▶ TASK:
Beginning at the first line of the data, print each line exactly, stopping after the line that contains "DPM = 30.44".

--- Start of SUPPLIED DATA ---

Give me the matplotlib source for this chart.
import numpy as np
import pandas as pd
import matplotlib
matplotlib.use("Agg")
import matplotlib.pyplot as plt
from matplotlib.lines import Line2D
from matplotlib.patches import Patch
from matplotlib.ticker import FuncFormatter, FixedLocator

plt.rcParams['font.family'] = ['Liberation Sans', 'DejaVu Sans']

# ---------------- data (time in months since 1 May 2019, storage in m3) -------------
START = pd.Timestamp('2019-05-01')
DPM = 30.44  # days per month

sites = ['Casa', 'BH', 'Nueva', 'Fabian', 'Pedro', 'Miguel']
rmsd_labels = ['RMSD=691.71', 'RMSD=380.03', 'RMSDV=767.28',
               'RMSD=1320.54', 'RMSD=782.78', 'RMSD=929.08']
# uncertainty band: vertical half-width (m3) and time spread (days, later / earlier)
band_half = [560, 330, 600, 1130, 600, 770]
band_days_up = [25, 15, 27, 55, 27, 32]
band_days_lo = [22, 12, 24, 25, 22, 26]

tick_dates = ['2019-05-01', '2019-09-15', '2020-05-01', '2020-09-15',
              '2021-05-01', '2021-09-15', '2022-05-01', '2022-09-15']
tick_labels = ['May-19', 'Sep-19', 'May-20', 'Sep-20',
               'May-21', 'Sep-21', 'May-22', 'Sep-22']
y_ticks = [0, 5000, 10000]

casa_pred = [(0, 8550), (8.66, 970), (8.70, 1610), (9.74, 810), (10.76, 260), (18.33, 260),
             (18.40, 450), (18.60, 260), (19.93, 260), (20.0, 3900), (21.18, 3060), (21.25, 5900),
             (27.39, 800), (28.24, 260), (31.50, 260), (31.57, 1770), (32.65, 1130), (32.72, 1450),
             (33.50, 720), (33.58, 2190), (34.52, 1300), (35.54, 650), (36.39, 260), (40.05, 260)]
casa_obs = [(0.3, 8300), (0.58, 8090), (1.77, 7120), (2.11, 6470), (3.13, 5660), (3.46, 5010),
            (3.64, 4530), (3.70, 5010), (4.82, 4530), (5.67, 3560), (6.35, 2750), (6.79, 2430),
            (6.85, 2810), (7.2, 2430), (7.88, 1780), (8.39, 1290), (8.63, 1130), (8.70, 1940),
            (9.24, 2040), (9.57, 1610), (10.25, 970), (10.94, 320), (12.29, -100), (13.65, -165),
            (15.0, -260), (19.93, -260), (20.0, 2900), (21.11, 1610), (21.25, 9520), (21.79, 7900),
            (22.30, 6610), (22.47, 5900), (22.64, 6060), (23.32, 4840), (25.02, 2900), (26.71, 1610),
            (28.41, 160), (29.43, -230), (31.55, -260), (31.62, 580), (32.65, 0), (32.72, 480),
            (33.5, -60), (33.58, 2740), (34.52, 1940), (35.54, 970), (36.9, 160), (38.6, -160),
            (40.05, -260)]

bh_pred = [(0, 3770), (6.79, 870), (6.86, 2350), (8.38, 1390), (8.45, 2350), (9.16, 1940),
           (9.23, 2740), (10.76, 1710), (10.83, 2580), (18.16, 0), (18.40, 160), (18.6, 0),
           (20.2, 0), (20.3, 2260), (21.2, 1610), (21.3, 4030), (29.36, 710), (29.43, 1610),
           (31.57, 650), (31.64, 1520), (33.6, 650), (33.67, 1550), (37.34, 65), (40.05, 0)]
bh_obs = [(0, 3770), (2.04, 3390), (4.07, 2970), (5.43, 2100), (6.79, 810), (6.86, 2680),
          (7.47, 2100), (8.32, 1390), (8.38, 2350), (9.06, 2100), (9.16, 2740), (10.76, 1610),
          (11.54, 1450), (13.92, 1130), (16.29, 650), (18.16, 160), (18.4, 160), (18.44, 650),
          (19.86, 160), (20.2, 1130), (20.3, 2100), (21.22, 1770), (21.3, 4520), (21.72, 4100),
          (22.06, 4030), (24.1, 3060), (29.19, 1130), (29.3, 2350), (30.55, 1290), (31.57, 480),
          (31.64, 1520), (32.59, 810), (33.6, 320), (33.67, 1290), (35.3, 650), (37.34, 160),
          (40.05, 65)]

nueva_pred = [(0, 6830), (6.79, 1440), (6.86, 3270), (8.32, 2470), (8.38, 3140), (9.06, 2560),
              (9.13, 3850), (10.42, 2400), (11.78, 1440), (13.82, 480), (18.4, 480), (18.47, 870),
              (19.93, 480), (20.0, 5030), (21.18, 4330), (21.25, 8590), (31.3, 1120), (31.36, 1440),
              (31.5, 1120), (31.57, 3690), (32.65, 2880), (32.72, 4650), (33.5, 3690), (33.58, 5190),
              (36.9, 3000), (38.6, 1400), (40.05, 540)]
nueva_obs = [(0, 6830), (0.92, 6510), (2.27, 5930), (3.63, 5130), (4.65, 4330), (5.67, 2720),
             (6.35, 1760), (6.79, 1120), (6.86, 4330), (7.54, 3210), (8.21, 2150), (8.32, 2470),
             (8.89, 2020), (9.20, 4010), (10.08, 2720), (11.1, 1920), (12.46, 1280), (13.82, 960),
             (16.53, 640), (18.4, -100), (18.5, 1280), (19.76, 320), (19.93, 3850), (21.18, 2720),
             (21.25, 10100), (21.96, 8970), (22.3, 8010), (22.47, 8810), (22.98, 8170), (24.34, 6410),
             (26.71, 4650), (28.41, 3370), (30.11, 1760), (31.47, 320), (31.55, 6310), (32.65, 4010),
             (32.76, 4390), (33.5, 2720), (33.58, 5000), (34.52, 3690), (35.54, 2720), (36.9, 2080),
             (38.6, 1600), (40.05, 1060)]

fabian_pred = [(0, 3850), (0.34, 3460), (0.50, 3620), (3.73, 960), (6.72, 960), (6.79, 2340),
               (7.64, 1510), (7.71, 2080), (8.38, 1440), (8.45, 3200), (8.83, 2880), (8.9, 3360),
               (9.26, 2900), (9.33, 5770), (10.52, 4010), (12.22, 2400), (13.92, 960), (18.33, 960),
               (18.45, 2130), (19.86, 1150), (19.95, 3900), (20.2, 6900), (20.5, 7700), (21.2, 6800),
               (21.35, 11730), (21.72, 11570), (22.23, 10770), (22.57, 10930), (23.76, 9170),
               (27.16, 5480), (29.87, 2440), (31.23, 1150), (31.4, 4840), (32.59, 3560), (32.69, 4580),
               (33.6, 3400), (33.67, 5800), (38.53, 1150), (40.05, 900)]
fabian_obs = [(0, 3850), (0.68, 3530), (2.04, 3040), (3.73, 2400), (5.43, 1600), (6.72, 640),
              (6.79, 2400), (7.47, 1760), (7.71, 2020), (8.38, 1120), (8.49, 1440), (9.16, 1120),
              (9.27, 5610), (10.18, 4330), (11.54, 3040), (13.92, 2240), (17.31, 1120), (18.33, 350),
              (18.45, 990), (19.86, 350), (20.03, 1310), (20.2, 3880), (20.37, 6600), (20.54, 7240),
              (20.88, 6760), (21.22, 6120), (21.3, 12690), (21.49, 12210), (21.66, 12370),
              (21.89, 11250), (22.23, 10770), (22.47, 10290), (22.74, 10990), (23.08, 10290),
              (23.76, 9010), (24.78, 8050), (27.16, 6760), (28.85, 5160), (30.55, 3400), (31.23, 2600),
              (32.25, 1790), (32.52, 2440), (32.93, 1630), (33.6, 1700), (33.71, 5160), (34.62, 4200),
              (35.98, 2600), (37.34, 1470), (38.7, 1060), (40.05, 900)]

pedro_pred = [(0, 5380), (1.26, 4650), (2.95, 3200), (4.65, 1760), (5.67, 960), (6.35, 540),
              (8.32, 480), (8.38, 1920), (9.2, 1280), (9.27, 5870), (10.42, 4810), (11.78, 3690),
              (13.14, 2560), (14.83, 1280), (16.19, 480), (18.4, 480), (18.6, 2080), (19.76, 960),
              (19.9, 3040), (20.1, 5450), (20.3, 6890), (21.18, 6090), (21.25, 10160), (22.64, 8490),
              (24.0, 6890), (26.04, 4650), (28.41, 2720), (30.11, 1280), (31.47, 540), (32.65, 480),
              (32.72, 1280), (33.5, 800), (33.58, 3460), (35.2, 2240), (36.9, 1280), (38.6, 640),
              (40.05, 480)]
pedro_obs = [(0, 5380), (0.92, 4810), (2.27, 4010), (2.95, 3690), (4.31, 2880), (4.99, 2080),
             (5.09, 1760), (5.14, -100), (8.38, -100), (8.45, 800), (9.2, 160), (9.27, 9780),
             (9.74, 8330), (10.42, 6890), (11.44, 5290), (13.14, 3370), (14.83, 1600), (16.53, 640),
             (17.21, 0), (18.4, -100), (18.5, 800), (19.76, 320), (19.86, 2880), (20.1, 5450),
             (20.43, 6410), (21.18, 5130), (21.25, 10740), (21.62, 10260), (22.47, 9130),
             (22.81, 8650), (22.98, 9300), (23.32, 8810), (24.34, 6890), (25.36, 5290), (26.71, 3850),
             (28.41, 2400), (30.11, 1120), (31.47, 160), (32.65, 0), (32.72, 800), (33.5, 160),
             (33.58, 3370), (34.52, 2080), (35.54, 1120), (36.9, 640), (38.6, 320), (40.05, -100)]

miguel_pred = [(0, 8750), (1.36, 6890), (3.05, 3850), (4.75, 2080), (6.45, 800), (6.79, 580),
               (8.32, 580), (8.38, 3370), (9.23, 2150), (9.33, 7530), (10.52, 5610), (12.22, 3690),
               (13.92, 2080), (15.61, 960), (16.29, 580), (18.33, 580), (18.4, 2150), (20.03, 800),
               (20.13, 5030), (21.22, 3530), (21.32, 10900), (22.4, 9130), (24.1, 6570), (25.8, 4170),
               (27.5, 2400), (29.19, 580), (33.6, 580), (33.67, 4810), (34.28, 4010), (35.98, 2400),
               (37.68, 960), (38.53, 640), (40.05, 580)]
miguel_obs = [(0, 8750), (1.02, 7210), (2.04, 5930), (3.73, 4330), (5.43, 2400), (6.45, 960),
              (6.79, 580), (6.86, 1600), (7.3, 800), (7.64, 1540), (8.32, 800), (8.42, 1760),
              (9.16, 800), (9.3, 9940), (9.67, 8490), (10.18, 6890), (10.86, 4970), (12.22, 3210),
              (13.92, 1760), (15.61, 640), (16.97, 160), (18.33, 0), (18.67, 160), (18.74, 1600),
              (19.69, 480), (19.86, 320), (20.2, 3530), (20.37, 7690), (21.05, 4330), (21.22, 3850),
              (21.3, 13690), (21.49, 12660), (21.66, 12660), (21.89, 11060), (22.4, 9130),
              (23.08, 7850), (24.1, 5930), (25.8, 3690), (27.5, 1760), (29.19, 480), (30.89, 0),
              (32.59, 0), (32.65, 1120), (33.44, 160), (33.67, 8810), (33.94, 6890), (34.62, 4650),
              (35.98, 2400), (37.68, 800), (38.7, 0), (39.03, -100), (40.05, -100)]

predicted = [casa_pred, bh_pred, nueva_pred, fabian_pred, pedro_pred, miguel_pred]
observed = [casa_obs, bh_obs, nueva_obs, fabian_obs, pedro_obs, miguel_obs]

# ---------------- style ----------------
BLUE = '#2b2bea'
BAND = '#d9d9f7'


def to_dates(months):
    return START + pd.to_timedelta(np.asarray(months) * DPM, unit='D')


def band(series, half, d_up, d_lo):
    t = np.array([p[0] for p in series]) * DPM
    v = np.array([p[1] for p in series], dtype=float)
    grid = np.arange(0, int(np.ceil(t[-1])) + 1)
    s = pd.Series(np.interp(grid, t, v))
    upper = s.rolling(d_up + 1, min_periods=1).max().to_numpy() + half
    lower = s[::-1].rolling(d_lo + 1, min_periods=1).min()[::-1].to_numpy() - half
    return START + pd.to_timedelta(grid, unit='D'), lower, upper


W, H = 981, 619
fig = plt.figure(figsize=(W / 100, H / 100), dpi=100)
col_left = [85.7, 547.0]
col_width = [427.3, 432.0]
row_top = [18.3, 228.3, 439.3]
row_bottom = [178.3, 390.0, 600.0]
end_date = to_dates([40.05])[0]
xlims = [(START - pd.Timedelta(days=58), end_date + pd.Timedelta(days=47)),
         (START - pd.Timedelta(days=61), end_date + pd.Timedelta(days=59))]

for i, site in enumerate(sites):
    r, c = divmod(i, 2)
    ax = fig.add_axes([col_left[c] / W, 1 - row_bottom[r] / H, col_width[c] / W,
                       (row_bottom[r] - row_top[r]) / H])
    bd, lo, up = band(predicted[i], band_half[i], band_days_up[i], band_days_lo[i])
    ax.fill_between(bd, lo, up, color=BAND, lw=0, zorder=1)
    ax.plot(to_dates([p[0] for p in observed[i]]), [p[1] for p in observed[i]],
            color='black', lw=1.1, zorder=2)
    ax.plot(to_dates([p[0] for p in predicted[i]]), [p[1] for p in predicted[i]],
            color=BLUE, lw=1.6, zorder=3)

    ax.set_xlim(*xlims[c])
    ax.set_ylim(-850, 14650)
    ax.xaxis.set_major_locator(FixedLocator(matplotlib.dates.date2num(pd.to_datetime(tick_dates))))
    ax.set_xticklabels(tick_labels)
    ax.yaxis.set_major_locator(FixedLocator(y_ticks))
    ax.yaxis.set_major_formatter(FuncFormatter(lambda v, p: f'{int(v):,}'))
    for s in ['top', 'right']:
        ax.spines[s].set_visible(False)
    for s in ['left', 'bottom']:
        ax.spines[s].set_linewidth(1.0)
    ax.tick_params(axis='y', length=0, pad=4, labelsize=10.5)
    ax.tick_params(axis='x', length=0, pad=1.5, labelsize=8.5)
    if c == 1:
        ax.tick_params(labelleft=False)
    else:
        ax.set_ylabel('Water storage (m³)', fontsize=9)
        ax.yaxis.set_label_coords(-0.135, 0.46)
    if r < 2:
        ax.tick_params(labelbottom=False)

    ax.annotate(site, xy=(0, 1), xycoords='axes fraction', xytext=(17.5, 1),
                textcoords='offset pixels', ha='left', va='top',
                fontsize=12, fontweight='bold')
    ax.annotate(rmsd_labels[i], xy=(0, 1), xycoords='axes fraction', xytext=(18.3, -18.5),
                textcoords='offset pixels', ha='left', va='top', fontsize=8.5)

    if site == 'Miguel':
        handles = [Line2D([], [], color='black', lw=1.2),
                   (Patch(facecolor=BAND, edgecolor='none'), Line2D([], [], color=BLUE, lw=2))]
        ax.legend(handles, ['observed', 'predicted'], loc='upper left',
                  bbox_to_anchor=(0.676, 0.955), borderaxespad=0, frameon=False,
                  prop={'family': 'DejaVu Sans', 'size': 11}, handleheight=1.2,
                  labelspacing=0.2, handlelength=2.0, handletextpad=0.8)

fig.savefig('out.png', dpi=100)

--- End of SUPPLIED DATA ---

▶ EXERCISE ANSWER:
Give me the matplotlib source for this chart.
import numpy as np
import pandas as pd
import matplotlib
matplotlib.use("Agg")
import matplotlib.pyplot as plt
from matplotlib.lines import Line2D
from matplotlib.patches import Patch
from matplotlib.ticker import FuncFormatter, FixedLocator

plt.rcParams['font.family'] = ['Liberation Sans', 'DejaVu Sans']

# ---------------- data (time in months since 1 May 2019, storage in m3) -------------
START = pd.Timestamp('2019-05-01')
DPM = 30.44  # days per month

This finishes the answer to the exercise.